For as long as mankind has walked the earth, the human race has been predicting when and how the world will end.
A Russian theoretical physicist has predicted a grim future for our civilization that “is even worse than extinction.”
Alexander Berezin, a highly-cited scientist from Russia’s National University of Electronic Technology Research, outlined his bleak prediction in an article entitled ‘First to enter, last to leave: a solution to Fermi’s paradox’.
What is Fermi’s Paradox?
Fermi’s Paradox is named after Enrico Fermi (1901–1954), an Italian-American physicist who created the world’s first nuclear reactor. Along with fellow physicist Michael Hart, he did some back-of-the-envelope calculations and raised a disturbing and apparently intractable issue at the heart of the subject of extraterrestrial life – or, rather, its absence.
The Fermi paradox is a conflict between arguments of scale and probability that seem to favor intelligent life being common in the universe, and a total lack of evidence of intelligent life having ever arisen anywhere other than on the Earth.
Fermi’s paradox is the contradiction that’s been maddening scientists for years. The idea that if the universe is so vast, practically guaranteeing the existence of extraterrestrial life, then why hasn’t humanity ever detected a trace of it?
Berezin theorizes that alien civilizations may have not reached the technological advancement needed to be detectable by Earthlings – like space travel or interstellar communication.
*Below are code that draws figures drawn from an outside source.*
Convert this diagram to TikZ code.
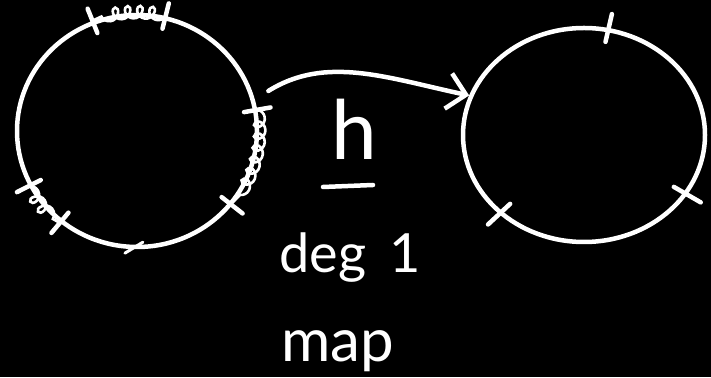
\documentclass[tikz,border=0pt]{standalone}
\usepackage{fontspec}
\setmainfont{Lato}
\usetikzlibrary{arrows.meta,shapes.geometric,decorations.pathmorphing,calc}

\begin{document}
\begin{tikzpicture}[x=1pt,y=1pt,line cap=round,>={Straight Barb[length=18pt,width=36pt]},
  chalk/.style={draw=white,line width=4.5pt},
  coilarc/.style={draw=white,line width=2.6pt,decorate,decoration={coil,amplitude=6pt,segment length=12pt,aspect=0.9}},
  lbl/.style={text=white,inner sep=0pt,anchor=base}]
\fill[black] (0,0) rectangle (711,377);
\node[chalk,ellipse,minimum width=240pt,minimum height=232pt] (src) at (137,246) {};
\node[chalk,ellipse,minimum width=242pt,minimum height=214pt] (tgt) at (584,242) {};
% cut points
\foreach \a in {76,112,10,322,207,230} \draw[chalk] ($(src.center)!0.89!(src.\a)$) -- ($(src.center)!1.11!(src.\a)$);
\foreach \a in {77,223,330} \draw[chalk] ($(tgt.center)!0.87!(tgt.\a)$) -- ($(tgt.center)!1.13!(tgt.\a)$);
\draw[chalk,line width=3pt] ($(src.268)+(-8,-4)$) -- ($(src.268)+(10,7)$);
% collapsed arcs
\draw[coilarc] (src.76) arc[start angle=76,end angle=112,x radius=120,y radius=116];
\draw[coilarc] (src.10) arc[start angle=10,end angle=-38,x radius=120,y radius=116];
\draw[coilarc] (src.207) arc[start angle=207,end angle=230,x radius=120,y radius=116];
\draw[chalk,->,shorten <=16pt] (src.15) to[out=32,in=168] (tgt.161);
\node[lbl,font=\fontsize{82}{82}\selectfont] (h) at (354,217) {h};
\draw[chalk] ($(h.base)+(-31,-27)$) -- ($(h.base)+(19,-25)$);
\node[lbl,font=\fontsize{54}{54}\selectfont] (deg) at (350,104) {deg\, 1};
\node[lbl,font=\fontsize{60}{60}\selectfont] (map) at (338,16) {map};
\end{tikzpicture}
\end{document}
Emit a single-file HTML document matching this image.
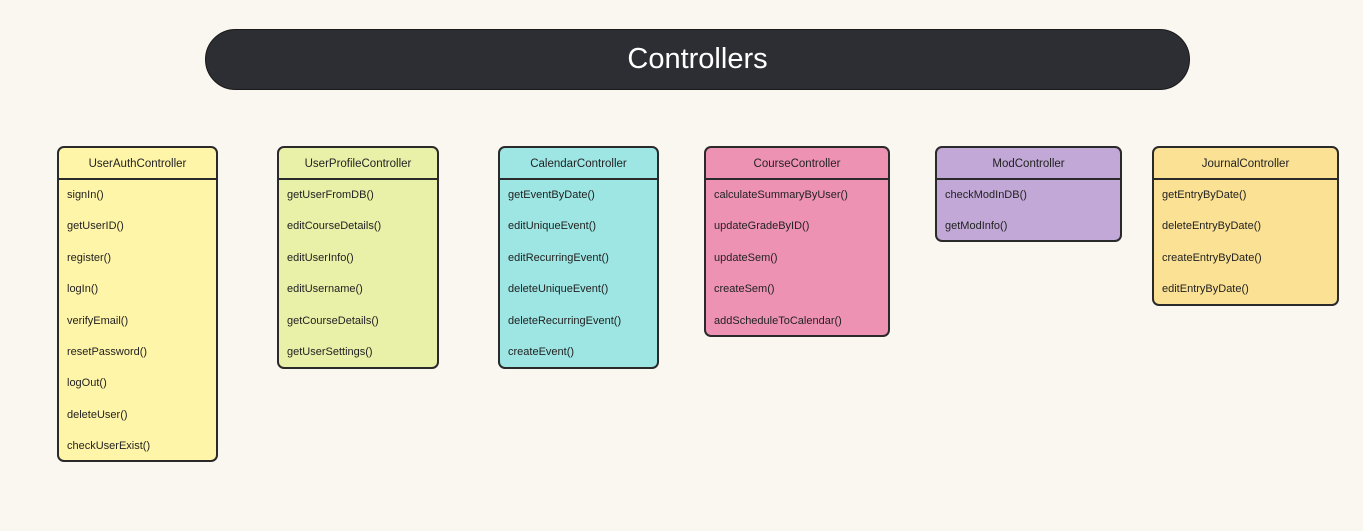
<!DOCTYPE html>
<html><head><style>
body{margin:0;width:1363px;height:531px;background:#faf6f0;position:relative;font-family:"Liberation Sans","DejaVu Sans",sans-serif;overflow:hidden}
.banner{position:absolute;left:205px;top:29px;width:983px;height:59px;background:#2d2e33;border:1px solid #1a1a1a;border-radius:31px;color:#fff;font-size:29px;text-align:center;line-height:59px}
.box{position:absolute;top:146px;border:2px solid #2a2a2a;border-radius:7px;box-sizing:border-box;font-size:11px;color:#222}
.h{height:32px;line-height:32px;text-align:center;border-bottom:2px solid #2a2a2a;box-sizing:border-box;font-size:11.5px}
.r{height:31.4px;line-height:31.4px;padding-left:8px}
</style></head><body>
<div class="banner">Controllers</div>
<div class="box" style="left:57px;width:161px;height:316px;background:#fff5a8"><div class="h">UserAuthController</div>
<div class="r">signIn()</div><div class="r">getUserID()</div><div class="r">register()</div><div class="r">logIn()</div><div class="r">verifyEmail()</div><div class="r">resetPassword()</div><div class="r">logOut()</div><div class="r">deleteUser()</div><div class="r">checkUserExist()</div></div>
<div class="box" style="left:277px;width:162px;height:223px;background:#e9f0a8"><div class="h">UserProfileController</div>
<div class="r">getUserFromDB()</div><div class="r">editCourseDetails()</div><div class="r">editUserInfo()</div><div class="r">editUsername()</div><div class="r">getCourseDetails()</div><div class="r">getUserSettings()</div></div>
<div class="box" style="left:498px;width:161px;height:223px;background:#9de6e3"><div class="h">CalendarController</div>
<div class="r">getEventByDate()</div><div class="r">editUniqueEvent()</div><div class="r">editRecurringEvent()</div><div class="r">deleteUniqueEvent()</div><div class="r">deleteRecurringEvent()</div><div class="r">createEvent()</div></div>
<div class="box" style="left:704px;width:186px;height:191px;background:#ee92b4"><div class="h">CourseController</div>
<div class="r">calculateSummaryByUser()</div><div class="r">updateGradeByID()</div><div class="r">updateSem()</div><div class="r">createSem()</div><div class="r">addScheduleToCalendar()</div></div>
<div class="box" style="left:935px;width:187px;height:96px;background:#c1a8d6"><div class="h">ModController</div>
<div class="r">checkModInDB()</div><div class="r">getModInfo()</div></div>
<div class="box" style="left:1152px;width:187px;height:160px;background:#fbe194"><div class="h">JournalController</div>
<div class="r">getEntryByDate()</div><div class="r">deleteEntryByDate()</div><div class="r">createEntryByDate()</div><div class="r">editEntryByDate()</div></div>
</body></html>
Berezin also says that those who first accomplish interstellar travel would be naturally tasked with eradicating “all competition to fuel its own expansion.” Or in other words: whoever finds the other first will have the power of the universe.
While that dog-eat-dog theory may seem harsh, Berezin says total destruction of other life forms likely won’t be a conscious obliteration. “They simply [will] not realize, in the same way that a construction team demolishes an anthill to build a property because it has no incentives to protect it,” writes Berezin.
Thankfully Berezin says because “we are here, our planet and our star are relatively intact, and we are already contemplating the first interstellar probes,” we will likely be the construction team in this scenario.
Berezin acknowledged that he “hopes to be wrong” about the disheartening possibility of destroying the life form we have been searching for so long. “The only explanation is the invocation of the anthropic principle, we are the first to reach the [interstellar] stage and, most likely, we will be the last to leave,” says the scientist.
The article has been published in the ArXiv digital archive, but has yet to be peer-reviewed by other scholars.